Don Lansing answered.
“We’re thinking of making a movie in the area on a farm,” Riedel told the longtime Dyersville-area resident. “It possibly could be your farm. Would you allow us to take a video?”
Lansing, the third generation of his family to live on the farm, was dumbfounded. “What, are you dreaming, or what? The only people who come around here are insurance salesman.”
“No, we’re making a movie in the area and are scouting different locations,” Riedel insisted.
“What kind of movie?” Lansing asked.
“Well, it’s a movie about baseball.”
“Baseball? I like baseball. Sure.

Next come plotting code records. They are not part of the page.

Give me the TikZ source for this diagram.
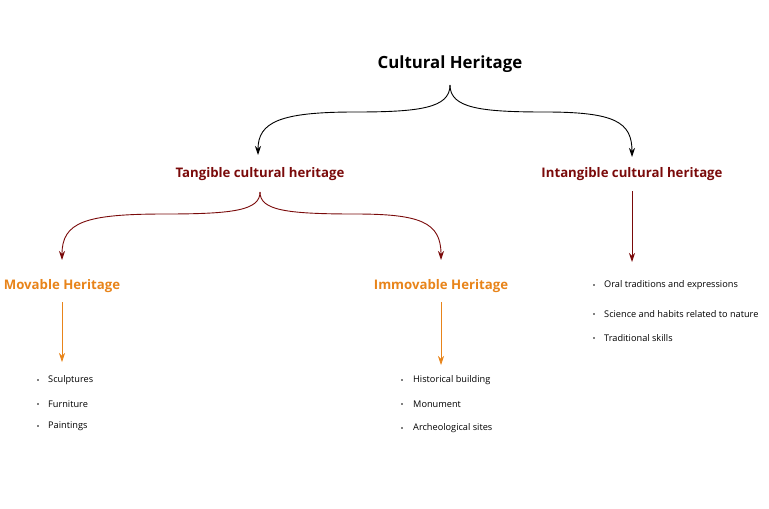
\documentclass[tikz,border=0pt]{standalone}
\usepackage{fontspec}
\setmainfont{Open Sans}
\usetikzlibrary{arrows.meta}
\definecolor{dred}{HTML}{7A0A0A}
\definecolor{orng}{HTML}{E8841A}
\tikzset{
 lvlone/.style={font=\bfseries\fontsize{16.8}{19}\selectfont,text=black},
 lvltwo/.style={font=\bfseries\fontsize{13.2}{15}\selectfont,text=dred},
 lvlthree/.style={font=\bfseries\fontsize{13.2}{15}\selectfont,text=orng},
 item/.style={font=\fontsize{9.2}{11}\selectfont,anchor=west,inner sep=0pt},
 dot/.style={circle,fill=black,inner sep=0pt,minimum size=1.8pt},
 arr/.style={-{Stealth[length=9pt,width=6pt]},line width=0.9pt}
}
\begin{document}
\begin{tikzpicture}[x=1pt,y=-1pt]
\useasboundingbox (0,0) rectangle (769,509);
\node[lvlone] (ch) at (450,64) {Cultural Heritage};
\node[lvltwo] (tan) at (260,174) {Tangible cultural heritage};
\node[lvltwo] (intan) at (632,174) {Intangible cultural heritage};
\node[lvlthree] (mov) at (62,286) {Movable Heritage};
\node[lvlthree] (imm) at (441,286) {Immovable Heritage};
\coordinate (chb) at (450,85);
\draw[arr] (chb) .. controls (450,108) and (420,112) .. (355,112) .. controls (280,112) and (258,122) .. (258,155);
\draw[arr] (chb) .. controls (450,108) and (480,112) .. (545,112) .. controls (615,112) and (632,122) .. (632,157);
\coordinate (tb) at (260,192);
\draw[arr,dred] (tb) .. controls (260,210) and (235,214) .. (165,214) .. controls (85,214) and (62,222) .. (62,260);
\draw[arr,dred] (tb) .. controls (260,210) and (285,214) .. (355,214) .. controls (420,214) and (441,222) .. (441,260);
\coordinate (ib) at (632,191);
\draw[arr,dred] (ib) -- (632,262);
\coordinate (mb) at (62,302);
\draw[arr,orng,line width=0.7pt] (mb) -- (62,362);
\coordinate (ob) at (441,302);
\draw[arr,orng,line width=0.7pt] (ob) -- (441,365);
\foreach \t/\y [count=\i] in {Sculptures/380,Furniture/404,Paintings/426}{
 \node[dot] (ld\i) at (38,\y) {}; \node[item] (lt\i) at (48,\y) {\t};}
\foreach \t/\y [count=\i] in {Historical building/380,Monument/404,Archeological sites/428}{
 \node[dot] (md\i) at (402,\y) {}; \node[item] (mt\i) at (413,\y) {\t};}
\foreach \t/\y [count=\i] in {Oral traditions and expressions/285,Science and habits related to nature/314,Traditional skills/338}{
 \node[dot] (rd\i) at (594,\y) {}; \node[item] (rt\i) at (604,\y) {\t};}
\end{tikzpicture}
\end{document}
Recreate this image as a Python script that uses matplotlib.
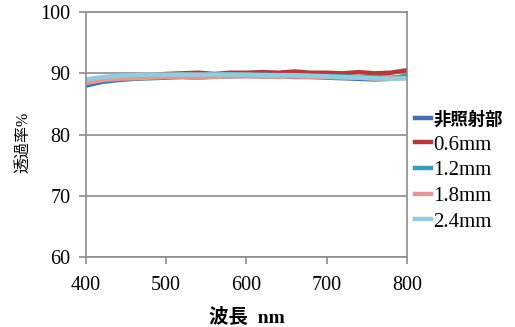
"""Transmittance spectra of irradiated and non-irradiated samples."""
import matplotlib

matplotlib.use("Agg")
import matplotlib.pyplot as plt  # noqa: E402

wavelength = [400, 420, 440, 460, 480, 500, 520, 540, 560, 580, 600,
              620, 640, 660, 680, 700, 720, 740, 760, 780, 800]

series_names = ["非照射部", "0.6mm", "1.2mm", "1.8mm", "2.4mm"]

unirradiated = [88.0, 88.6, 88.9, 89.1, 89.2, 89.3, 89.4, 89.3, 89.5, 89.5, 89.6,
                89.5, 89.5, 89.4, 89.4, 89.3, 89.2, 89.1, 89.0, 89.1, 89.6]
mm_06 = [88.6, 89.1, 89.4, 89.6, 89.7, 89.9, 90.0, 90.1, 89.9, 90.1, 90.1,
         90.2, 90.1, 90.3, 90.1, 90.1, 90.0, 90.2, 90.0, 90.1, 90.5]
mm_12 = [88.7, 89.2, 89.4, 89.6, 89.6, 89.7, 89.8, 89.7, 89.8, 89.8, 89.7,
         89.8, 89.7, 89.7, 89.6, 89.6, 89.5, 89.4, 89.4, 89.3, 89.5]
mm_18 = [88.4, 88.9, 89.1, 89.2, 89.3, 89.4, 89.4, 89.3, 89.4, 89.5, 89.5,
         89.5, 89.4, 89.5, 89.4, 89.4, 89.3, 89.3, 89.1, 89.2, 89.2]
mm_24 = [89.0, 89.4, 89.6, 89.7, 89.8, 89.8, 89.8, 89.8, 89.8, 89.8, 89.8,
         89.7, 89.7, 89.7, 89.6, 89.5, 89.4, 89.3, 89.2, 89.1, 89.2]

colors = ["#4172B0", "#B23A38", "#3A9DB5", "#DC9A98", "#93CDDD"]

plt.rcParams["font.family"] = ["Liberation Serif", "Noto Sans CJK JP"]
grey = "#8C8C8C"

fig = plt.figure(figsize=(5.15, 3.27), dpi=100)
ax = fig.add_axes([0.167, 0.214, 0.623, 0.749])

for name, values, color in zip(series_names,
                               [unirradiated, mm_06, mm_12, mm_18, mm_24],
                               colors):
    ax.plot(wavelength, values, color=color, lw=3.2, label=name)

ax.set_xlim(400, 800)
ax.set_ylim(60, 100)
ax.set_xticks([400, 500, 600, 700, 800])
ax.set_yticks([60, 70, 80, 90, 100])
ax.yaxis.grid(True, color=grey, lw=1.2)
ax.set_axisbelow(True)
for spine in ax.spines.values():
    spine.set_color(grey)
    spine.set_linewidth(1.2)
ax.tick_params(direction="out", length=5, width=1.2, color=grey,
               labelsize=14.5, pad=6)
ax.tick_params(axis="x", pad=9)

ax.set_xlabel("波長  nm", fontsize=14, fontweight="bold", labelpad=9)
ax.set_ylabel("透過率%", fontsize=11.5)
ax.yaxis.set_label_coords(-0.17, 0.47)

leg = fig.legend(loc="upper left", bbox_to_anchor=(0.805, 0.662),
                 frameon=False, fontsize=15, handlelength=0.8,
                 handletextpad=0.1, labelspacing=0.29, borderpad=0,
                 borderaxespad=0)
for text in leg.get_texts():
    if text.get_text() == "非照射部":
        text.set_family(["Noto Sans CJK JP"])
        text.set_fontweight("bold")
        text.set_fontsize(12.5)

fig.savefig("out.png", dpi=100)
plt.close(fig)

Go ahead.”
“Thanks, we’ll be in touch.”
A chain of events the next few months would culminate in Lansing signing a contract for the use of his farm for the filming of “Shoeless Joe.” It took about 19 weeks to film the movie, whose title was later changed to “Field of Dreams.” Since then, the movie has gained world-renowned accolades and has made Dyersville a popular tourist destination for young and old alike.

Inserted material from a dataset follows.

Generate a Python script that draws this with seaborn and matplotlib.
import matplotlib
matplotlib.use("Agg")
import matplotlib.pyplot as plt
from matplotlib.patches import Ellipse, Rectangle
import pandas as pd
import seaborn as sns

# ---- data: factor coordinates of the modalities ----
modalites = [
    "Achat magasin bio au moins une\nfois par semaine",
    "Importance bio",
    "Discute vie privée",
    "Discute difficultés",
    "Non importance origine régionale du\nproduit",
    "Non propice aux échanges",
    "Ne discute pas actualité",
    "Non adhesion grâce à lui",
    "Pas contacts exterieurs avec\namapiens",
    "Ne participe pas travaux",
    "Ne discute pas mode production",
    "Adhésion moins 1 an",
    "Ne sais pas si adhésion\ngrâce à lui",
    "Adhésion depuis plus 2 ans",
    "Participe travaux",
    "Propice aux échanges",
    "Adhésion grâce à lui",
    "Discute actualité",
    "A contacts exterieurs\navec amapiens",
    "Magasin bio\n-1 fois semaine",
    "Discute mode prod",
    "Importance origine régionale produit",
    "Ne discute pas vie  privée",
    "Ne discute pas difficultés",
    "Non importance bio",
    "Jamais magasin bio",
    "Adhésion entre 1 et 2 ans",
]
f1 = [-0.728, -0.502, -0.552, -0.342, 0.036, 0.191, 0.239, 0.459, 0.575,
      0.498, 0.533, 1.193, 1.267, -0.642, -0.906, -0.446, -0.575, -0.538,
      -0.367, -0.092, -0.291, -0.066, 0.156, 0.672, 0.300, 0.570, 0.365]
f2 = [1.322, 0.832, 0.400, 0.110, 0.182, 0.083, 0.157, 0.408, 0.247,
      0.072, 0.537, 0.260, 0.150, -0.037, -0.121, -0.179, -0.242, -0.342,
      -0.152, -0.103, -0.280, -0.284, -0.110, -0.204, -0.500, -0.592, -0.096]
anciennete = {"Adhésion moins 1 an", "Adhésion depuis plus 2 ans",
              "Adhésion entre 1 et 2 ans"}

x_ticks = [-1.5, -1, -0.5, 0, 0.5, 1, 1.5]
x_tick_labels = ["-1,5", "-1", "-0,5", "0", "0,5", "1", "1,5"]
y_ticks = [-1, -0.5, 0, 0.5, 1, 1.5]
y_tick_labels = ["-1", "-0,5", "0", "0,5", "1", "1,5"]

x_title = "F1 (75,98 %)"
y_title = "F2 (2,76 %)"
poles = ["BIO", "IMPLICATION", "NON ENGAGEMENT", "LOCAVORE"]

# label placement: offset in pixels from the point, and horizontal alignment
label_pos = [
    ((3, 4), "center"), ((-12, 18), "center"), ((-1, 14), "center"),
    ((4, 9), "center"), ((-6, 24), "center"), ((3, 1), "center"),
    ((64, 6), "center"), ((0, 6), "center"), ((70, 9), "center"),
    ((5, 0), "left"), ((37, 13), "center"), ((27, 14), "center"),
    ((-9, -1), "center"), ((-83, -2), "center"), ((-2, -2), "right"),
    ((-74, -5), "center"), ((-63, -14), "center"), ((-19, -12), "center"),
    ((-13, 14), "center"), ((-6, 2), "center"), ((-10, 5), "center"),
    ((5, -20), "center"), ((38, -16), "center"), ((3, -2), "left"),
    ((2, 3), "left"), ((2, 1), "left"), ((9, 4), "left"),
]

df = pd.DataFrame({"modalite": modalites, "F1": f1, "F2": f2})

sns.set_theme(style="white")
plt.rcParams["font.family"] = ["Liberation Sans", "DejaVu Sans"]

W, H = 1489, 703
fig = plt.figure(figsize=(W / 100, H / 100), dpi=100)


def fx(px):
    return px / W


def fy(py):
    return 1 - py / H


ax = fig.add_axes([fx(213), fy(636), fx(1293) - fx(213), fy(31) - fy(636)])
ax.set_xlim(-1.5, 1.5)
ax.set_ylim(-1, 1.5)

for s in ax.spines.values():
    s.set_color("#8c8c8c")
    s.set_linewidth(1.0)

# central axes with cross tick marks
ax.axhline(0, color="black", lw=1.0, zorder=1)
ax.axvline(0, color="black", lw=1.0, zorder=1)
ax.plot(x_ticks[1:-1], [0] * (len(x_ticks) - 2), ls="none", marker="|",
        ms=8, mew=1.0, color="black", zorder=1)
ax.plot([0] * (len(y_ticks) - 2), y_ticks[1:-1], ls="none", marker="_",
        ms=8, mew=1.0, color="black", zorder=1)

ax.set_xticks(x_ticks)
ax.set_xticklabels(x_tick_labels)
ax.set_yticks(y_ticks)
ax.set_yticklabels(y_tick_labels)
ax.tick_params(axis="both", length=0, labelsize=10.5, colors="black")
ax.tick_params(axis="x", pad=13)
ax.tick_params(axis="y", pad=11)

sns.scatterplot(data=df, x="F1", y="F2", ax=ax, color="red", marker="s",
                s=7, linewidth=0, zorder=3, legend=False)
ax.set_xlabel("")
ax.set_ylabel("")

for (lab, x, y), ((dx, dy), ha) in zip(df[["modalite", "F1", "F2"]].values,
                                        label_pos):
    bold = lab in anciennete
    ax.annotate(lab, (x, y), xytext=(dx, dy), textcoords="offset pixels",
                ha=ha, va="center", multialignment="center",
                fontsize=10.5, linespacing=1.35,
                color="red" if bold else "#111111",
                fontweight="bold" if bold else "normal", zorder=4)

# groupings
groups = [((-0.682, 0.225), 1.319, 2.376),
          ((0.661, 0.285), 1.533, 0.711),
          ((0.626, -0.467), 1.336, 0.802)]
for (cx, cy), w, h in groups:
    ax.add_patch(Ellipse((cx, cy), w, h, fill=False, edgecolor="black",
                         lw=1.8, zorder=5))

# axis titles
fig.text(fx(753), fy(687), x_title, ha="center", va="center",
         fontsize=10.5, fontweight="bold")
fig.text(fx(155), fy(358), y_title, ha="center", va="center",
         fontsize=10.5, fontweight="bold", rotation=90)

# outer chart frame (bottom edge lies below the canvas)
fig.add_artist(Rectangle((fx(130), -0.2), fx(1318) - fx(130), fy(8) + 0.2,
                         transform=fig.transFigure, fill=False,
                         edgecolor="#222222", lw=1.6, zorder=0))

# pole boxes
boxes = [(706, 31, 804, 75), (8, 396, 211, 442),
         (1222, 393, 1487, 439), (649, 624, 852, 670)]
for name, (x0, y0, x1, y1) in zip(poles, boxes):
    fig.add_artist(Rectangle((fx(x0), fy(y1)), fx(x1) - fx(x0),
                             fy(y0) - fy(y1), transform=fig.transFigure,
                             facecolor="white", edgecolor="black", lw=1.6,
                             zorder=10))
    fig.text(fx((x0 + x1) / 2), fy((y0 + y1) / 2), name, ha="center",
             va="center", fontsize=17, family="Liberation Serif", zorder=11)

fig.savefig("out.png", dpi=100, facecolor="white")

It’s an unlikely story to capture the public’s imagination, at first glance. When Iowa farmer Ray (played by Kevin Costner) hears a mysterious voice one night in his cornfield saying “If you build it, he will come,” he feels the need to act. Despite taunts of lunacy, Ray builds a baseball diamond on his land. He is supported by his wife, Annie (played by Amy Madigan). Afterward, the ghosts of great players start emerging from the crops to play ball, led by “Shoeless” Joe Jackson. But, as Ray learns, this field of dreams is about much more than bringing former baseball greats out to play.
The film connects with anyone longing to be a part of something greater than themselves.
“This movie is about redemption, second chances, pursuing your dreams and giving back,” says Roman Weinberg, operations manager for Go The Distance Baseball LLC, which operates the Field of Dreams movie site.
The story resonated with people from the start. Lansing, who was employed at a John Deere facility in Dubuque when the movie was released, had a surprise visitor one day when he came home from work.
“Don saw a guy sitting on the bleachers at the farm,” said Weinberg, who noted that the man had driven all the way from New York to Iowa. “He told Don he had just seen the movie, and the field spoke to him. ‘I just had to come see it,’ he added.”
Soon other visitors started flocking to the farm. People started taking cornstalks, dirt from the infield and rocks as souvenirs of their visit. There was no merchandise for sale at the Field of Dreams back then, so that’s how the gift shop developed.
Since then, people continue to be drawn to the Field of Dreams. In the past decade, 85,000 to 90,000 people visit the site each year.
“This movie transcends culture and language barriers,” says Weinberg, who noted that guests hail from Japan, Australia, England and beyond.
It’s a wonderful thing for Iowa, added Weinberg, who grew up in Dubuque. “Iowa is sometimes overlooked and forgotten, but this movie embodies what’s great about Iowa, from the kindness of the people to our perseverance.”
So is this heaven? No, it’s Iowa, but what could be more inspiring — or enduring?